RECORDS PROVIDED:
▼▼▼

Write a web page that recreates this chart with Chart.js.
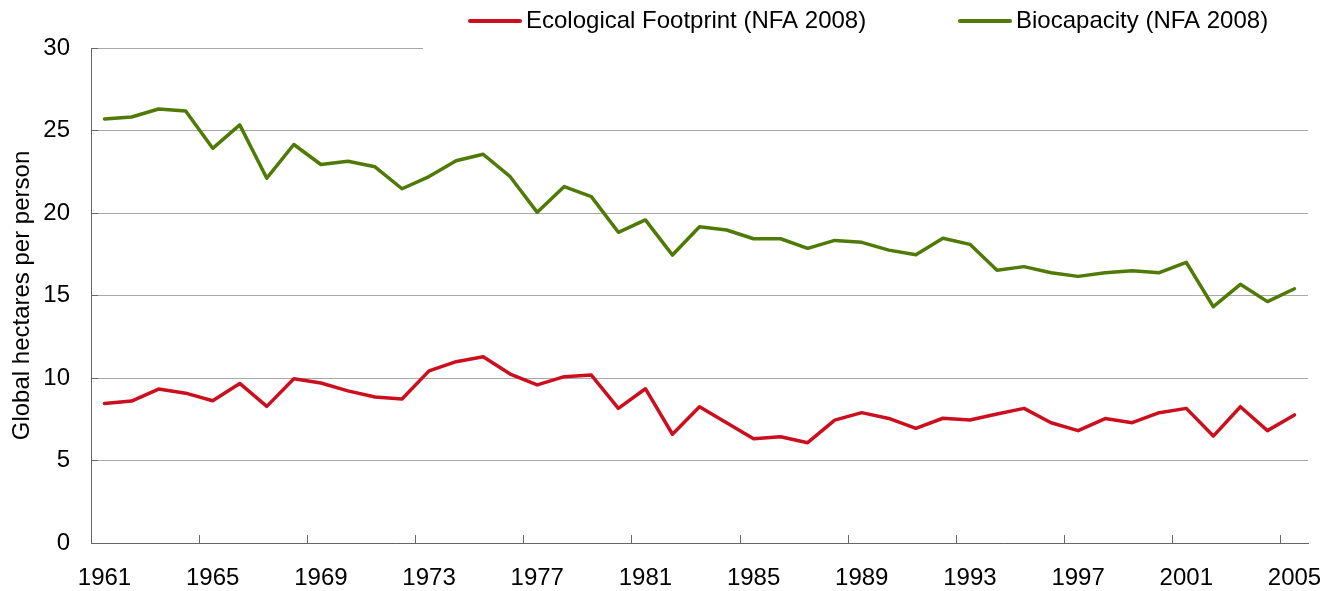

▲▲▲
▼▼▼

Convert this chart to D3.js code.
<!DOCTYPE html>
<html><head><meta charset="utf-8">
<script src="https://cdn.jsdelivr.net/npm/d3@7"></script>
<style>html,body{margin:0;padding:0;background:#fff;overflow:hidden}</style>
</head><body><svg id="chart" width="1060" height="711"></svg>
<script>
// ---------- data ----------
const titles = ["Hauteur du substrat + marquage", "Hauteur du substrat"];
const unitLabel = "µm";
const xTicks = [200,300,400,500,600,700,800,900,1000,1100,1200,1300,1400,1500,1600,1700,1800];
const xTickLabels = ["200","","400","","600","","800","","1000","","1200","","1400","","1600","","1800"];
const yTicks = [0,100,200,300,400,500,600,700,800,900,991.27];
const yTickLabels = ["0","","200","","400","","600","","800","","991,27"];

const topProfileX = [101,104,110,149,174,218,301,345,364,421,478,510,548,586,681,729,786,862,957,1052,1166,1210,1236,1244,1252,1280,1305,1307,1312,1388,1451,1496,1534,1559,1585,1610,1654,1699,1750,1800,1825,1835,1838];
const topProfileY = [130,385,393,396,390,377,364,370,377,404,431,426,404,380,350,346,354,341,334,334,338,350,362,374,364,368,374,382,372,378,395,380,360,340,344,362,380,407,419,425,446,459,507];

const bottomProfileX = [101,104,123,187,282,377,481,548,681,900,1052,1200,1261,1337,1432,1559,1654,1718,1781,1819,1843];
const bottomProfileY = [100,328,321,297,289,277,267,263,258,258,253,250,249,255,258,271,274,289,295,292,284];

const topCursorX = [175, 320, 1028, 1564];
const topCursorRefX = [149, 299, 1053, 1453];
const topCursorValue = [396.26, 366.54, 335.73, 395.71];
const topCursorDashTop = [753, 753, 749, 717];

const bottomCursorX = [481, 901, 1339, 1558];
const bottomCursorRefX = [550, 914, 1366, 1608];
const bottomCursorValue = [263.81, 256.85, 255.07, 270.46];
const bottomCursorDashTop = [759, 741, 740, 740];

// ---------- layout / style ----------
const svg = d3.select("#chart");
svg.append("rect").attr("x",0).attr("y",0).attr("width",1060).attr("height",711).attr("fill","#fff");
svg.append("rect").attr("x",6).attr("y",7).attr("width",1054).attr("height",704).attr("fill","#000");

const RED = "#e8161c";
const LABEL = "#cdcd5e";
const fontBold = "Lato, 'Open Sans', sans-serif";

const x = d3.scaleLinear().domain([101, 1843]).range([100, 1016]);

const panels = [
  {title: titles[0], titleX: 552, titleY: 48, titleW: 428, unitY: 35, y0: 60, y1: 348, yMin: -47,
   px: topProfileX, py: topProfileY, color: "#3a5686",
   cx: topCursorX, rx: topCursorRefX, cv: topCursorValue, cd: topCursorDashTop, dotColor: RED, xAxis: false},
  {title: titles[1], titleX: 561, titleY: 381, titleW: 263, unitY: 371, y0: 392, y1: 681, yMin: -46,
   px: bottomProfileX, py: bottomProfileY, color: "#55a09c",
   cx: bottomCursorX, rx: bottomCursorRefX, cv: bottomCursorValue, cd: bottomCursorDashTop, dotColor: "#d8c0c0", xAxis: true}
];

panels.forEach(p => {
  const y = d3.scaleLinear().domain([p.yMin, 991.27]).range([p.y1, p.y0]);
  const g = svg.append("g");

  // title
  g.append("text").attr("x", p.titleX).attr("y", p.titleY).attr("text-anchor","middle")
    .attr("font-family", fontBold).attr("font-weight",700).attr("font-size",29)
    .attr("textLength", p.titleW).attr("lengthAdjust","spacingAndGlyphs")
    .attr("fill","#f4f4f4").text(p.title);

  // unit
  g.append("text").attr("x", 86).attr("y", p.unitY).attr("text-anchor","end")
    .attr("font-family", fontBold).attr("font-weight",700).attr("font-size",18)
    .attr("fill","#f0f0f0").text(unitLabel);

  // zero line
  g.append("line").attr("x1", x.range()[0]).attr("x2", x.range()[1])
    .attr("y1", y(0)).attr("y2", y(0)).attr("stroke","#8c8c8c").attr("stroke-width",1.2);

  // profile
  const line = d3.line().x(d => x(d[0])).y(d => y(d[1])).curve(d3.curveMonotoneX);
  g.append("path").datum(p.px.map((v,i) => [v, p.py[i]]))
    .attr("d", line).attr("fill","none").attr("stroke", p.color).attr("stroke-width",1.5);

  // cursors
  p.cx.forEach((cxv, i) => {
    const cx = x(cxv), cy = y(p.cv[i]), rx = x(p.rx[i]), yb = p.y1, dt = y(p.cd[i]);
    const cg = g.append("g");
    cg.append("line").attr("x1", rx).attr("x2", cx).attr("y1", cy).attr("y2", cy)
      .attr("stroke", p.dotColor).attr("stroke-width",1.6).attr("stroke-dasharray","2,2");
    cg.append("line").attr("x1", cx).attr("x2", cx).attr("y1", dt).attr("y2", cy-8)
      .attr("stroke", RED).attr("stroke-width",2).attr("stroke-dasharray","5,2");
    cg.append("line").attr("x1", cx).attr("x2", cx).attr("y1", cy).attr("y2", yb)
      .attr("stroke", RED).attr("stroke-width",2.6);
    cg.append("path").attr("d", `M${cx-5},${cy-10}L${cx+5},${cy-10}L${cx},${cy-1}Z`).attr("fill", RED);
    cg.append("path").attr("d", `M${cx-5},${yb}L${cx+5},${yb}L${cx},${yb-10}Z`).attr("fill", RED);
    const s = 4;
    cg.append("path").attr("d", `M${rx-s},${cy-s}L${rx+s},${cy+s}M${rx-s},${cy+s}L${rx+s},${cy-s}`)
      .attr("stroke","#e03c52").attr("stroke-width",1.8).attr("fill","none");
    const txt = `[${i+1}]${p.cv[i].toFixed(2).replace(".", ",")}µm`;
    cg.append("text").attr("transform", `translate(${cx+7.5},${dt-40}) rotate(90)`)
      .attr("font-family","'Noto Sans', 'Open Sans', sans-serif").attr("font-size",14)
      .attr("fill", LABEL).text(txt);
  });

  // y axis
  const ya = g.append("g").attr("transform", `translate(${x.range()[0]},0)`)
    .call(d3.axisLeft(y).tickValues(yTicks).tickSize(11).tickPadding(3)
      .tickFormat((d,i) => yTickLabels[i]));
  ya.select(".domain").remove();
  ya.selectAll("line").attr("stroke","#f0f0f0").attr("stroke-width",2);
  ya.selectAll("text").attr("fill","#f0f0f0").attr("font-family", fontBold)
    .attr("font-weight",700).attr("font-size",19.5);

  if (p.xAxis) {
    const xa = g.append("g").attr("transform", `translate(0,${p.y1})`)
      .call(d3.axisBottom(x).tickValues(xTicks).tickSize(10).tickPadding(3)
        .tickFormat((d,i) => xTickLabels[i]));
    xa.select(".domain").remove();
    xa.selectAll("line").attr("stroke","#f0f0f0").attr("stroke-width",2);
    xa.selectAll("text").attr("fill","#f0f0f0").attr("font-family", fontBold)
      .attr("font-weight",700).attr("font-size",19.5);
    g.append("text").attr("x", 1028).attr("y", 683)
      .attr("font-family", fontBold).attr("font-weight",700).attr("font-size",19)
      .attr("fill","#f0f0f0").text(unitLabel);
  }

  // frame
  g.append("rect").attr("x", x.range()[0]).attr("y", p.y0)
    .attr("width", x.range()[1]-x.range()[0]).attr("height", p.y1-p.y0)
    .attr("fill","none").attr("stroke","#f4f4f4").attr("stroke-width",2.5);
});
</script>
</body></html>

▲▲▲

GOAL: Of the lines above, how many include the word "chart"? Reply with the number alone.

FINAL RESULT: 4